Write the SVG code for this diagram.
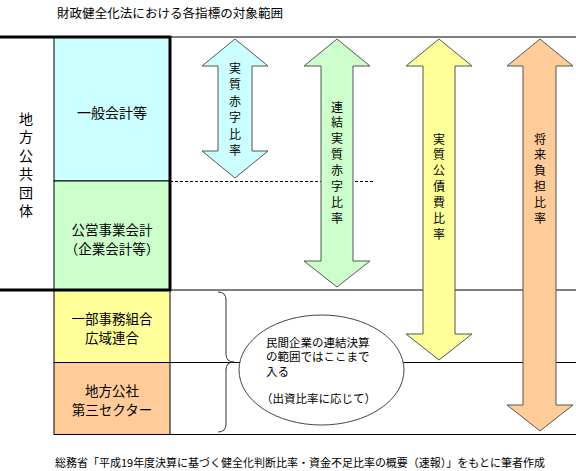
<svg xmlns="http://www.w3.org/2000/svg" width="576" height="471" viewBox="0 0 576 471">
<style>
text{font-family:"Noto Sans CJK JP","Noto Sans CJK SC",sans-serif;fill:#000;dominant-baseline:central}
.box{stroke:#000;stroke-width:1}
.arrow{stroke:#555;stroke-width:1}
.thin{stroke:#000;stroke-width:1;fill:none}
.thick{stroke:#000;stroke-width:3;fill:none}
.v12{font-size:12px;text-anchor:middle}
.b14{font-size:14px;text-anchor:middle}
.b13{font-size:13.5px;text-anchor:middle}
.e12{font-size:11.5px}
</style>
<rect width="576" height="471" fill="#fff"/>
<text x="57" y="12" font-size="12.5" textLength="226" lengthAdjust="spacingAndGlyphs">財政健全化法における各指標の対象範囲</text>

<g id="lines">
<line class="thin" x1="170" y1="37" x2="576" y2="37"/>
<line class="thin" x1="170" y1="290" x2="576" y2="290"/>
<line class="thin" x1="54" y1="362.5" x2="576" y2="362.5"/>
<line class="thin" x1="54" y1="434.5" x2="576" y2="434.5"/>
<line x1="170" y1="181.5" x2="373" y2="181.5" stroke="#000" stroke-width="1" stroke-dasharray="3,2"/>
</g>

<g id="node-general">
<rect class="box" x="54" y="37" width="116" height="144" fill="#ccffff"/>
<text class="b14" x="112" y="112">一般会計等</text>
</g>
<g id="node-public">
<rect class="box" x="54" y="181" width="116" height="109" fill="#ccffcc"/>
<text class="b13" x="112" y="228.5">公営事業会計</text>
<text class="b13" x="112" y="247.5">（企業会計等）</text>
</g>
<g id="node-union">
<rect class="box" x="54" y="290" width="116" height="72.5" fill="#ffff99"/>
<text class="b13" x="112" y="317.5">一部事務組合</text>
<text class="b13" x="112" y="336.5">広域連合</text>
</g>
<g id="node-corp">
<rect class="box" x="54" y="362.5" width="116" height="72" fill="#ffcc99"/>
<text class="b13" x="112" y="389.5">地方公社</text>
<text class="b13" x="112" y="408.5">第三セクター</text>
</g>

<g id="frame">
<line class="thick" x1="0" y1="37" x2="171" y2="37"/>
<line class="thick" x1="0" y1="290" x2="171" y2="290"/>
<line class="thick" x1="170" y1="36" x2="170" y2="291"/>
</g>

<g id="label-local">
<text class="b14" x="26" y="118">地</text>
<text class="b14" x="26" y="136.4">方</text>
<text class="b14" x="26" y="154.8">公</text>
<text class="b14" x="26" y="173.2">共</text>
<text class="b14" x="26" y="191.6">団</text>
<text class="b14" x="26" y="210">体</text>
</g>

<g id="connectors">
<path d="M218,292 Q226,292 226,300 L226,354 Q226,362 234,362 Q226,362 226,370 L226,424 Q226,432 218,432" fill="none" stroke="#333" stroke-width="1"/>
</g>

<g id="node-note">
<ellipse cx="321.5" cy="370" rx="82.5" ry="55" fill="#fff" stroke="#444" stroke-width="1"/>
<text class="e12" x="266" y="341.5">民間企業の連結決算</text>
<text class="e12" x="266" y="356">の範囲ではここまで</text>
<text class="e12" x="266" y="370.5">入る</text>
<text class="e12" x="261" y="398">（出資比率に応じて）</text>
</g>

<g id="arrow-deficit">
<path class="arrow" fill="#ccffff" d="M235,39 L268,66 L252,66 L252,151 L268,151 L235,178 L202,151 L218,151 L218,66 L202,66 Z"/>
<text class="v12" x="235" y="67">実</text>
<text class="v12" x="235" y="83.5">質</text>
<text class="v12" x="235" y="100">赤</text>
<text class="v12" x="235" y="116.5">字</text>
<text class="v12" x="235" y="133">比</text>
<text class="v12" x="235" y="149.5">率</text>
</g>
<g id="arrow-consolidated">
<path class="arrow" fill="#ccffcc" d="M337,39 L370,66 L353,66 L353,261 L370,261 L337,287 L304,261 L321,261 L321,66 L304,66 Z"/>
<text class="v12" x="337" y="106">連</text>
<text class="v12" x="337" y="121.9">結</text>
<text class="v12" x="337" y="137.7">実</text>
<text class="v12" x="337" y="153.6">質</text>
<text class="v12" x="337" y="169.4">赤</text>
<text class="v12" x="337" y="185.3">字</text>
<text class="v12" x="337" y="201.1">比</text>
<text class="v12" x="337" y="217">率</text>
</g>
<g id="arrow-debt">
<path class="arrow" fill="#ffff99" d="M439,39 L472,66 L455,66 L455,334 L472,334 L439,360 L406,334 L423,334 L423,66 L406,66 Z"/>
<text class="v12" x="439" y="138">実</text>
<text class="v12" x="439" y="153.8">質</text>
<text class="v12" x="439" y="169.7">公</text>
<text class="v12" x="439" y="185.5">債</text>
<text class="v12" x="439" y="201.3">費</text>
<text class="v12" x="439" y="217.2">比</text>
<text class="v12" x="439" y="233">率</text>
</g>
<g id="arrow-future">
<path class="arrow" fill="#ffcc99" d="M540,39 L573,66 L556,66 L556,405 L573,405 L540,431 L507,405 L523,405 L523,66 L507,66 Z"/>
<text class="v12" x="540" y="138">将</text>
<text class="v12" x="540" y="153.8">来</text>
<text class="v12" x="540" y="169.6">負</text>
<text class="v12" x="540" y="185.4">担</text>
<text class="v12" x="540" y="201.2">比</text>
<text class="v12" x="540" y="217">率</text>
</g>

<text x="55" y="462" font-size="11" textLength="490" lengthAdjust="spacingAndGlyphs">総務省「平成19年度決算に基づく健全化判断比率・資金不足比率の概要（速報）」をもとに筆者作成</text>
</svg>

## EXERCISE
Quote the full listing above word for word; exclude every picture from the copy.

## OUTPUT BELOW
Write the SVG code for this diagram.
<svg xmlns="http://www.w3.org/2000/svg" width="576" height="471" viewBox="0 0 576 471">
<style>
text{font-family:"Noto Sans CJK JP","Noto Sans CJK SC",sans-serif;fill:#000;dominant-baseline:central}
.box{stroke:#000;stroke-width:1}
.arrow{stroke:#555;stroke-width:1}
.thin{stroke:#000;stroke-width:1;fill:none}
.thick{stroke:#000;stroke-width:3;fill:none}
.v12{font-size:12px;text-anchor:middle}
.b14{font-size:14px;text-anchor:middle}
.b13{font-size:13.5px;text-anchor:middle}
.e12{font-size:11.5px}
</style>
<rect width="576" height="471" fill="#fff"/>
<text x="57" y="12" font-size="12.5" textLength="226" lengthAdjust="spacingAndGlyphs">財政健全化法における各指標の対象範囲</text>

<g id="lines">
<line class="thin" x1="170" y1="37" x2="576" y2="37"/>
<line class="thin" x1="170" y1="290" x2="576" y2="290"/>
<line class="thin" x1="54" y1="362.5" x2="576" y2="362.5"/>
<line class="thin" x1="54" y1="434.5" x2="576" y2="434.5"/>
<line x1="170" y1="181.5" x2="373" y2="181.5" stroke="#000" stroke-width="1" stroke-dasharray="3,2"/>
</g>

<g id="node-general">
<rect class="box" x="54" y="37" width="116" height="144" fill="#ccffff"/>
<text class="b14" x="112" y="112">一般会計等</text>
</g>
<g id="node-public">
<rect class="box" x="54" y="181" width="116" height="109" fill="#ccffcc"/>
<text class="b13" x="112" y="228.5">公営事業会計</text>
<text class="b13" x="112" y="247.5">（企業会計等）</text>
</g>
<g id="node-union">
<rect class="box" x="54" y="290" width="116" height="72.5" fill="#ffff99"/>
<text class="b13" x="112" y="317.5">一部事務組合</text>
<text class="b13" x="112" y="336.5">広域連合</text>
</g>
<g id="node-corp">
<rect class="box" x="54" y="362.5" width="116" height="72" fill="#ffcc99"/>
<text class="b13" x="112" y="389.5">地方公社</text>
<text class="b13" x="112" y="408.5">第三セクター</text>
</g>

<g id="frame">
<line class="thick" x1="0" y1="37" x2="171" y2="37"/>
<line class="thick" x1="0" y1="290" x2="171" y2="290"/>
<line class="thick" x1="170" y1="36" x2="170" y2="291"/>
</g>

<g id="label-local">
<text class="b14" x="26" y="118">地</text>
<text class="b14" x="26" y="136.4">方</text>
<text class="b14" x="26" y="154.8">公</text>
<text class="b14" x="26" y="173.2">共</text>
<text class="b14" x="26" y="191.6">団</text>
<text class="b14" x="26" y="210">体</text>
</g>

<g id="connectors">
<path d="M218,292 Q226,292 226,300 L226,354 Q226,362 234,362 Q226,362 226,370 L226,424 Q226,432 218,432" fill="none" stroke="#333" stroke-width="1"/>
</g>

<g id="node-note">
<ellipse cx="321.5" cy="370" rx="82.5" ry="55" fill="#fff" stroke="#444" stroke-width="1"/>
<text class="e12" x="266" y="341.5">民間企業の連結決算</text>
<text class="e12" x="266" y="356">の範囲ではここまで</text>
<text class="e12" x="266" y="370.5">入る</text>
<text class="e12" x="261" y="398">（出資比率に応じて）</text>
</g>

<g id="arrow-deficit">
<path class="arrow" fill="#ccffff" d="M235,39 L268,66 L252,66 L252,151 L268,151 L235,178 L202,151 L218,151 L218,66 L202,66 Z"/>
<text class="v12" x="235" y="67">実</text>
<text class="v12" x="235" y="83.5">質</text>
<text class="v12" x="235" y="100">赤</text>
<text class="v12" x="235" y="116.5">字</text>
<text class="v12" x="235" y="133">比</text>
<text class="v12" x="235" y="149.5">率</text>
</g>
<g id="arrow-consolidated">
<path class="arrow" fill="#ccffcc" d="M337,39 L370,66 L353,66 L353,261 L370,261 L337,287 L304,261 L321,261 L321,66 L304,66 Z"/>
<text class="v12" x="337" y="106">連</text>
<text class="v12" x="337" y="121.9">結</text>
<text class="v12" x="337" y="137.7">実</text>
<text class="v12" x="337" y="153.6">質</text>
<text class="v12" x="337" y="169.4">赤</text>
<text class="v12" x="337" y="185.3">字</text>
<text class="v12" x="337" y="201.1">比</text>
<text class="v12" x="337" y="217">率</text>
</g>
<g id="arrow-debt">
<path class="arrow" fill="#ffff99" d="M439,39 L472,66 L455,66 L455,334 L472,334 L439,360 L406,334 L423,334 L423,66 L406,66 Z"/>
<text class="v12" x="439" y="138">実</text>
<text class="v12" x="439" y="153.8">質</text>
<text class="v12" x="439" y="169.7">公</text>
<text class="v12" x="439" y="185.5">債</text>
<text class="v12" x="439" y="201.3">費</text>
<text class="v12" x="439" y="217.2">比</text>
<text class="v12" x="439" y="233">率</text>
</g>
<g id="arrow-future">
<path class="arrow" fill="#ffcc99" d="M540,39 L573,66 L556,66 L556,405 L573,405 L540,431 L507,405 L523,405 L523,66 L507,66 Z"/>
<text class="v12" x="540" y="138">将</text>
<text class="v12" x="540" y="153.8">来</text>
<text class="v12" x="540" y="169.6">負</text>
<text class="v12" x="540" y="185.4">担</text>
<text class="v12" x="540" y="201.2">比</text>
<text class="v12" x="540" y="217">率</text>
</g>

<text x="55" y="462" font-size="11" textLength="490" lengthAdjust="spacingAndGlyphs">総務省「平成19年度決算に基づく健全化判断比率・資金不足比率の概要（速報）」をもとに筆者作成</text>
</svg>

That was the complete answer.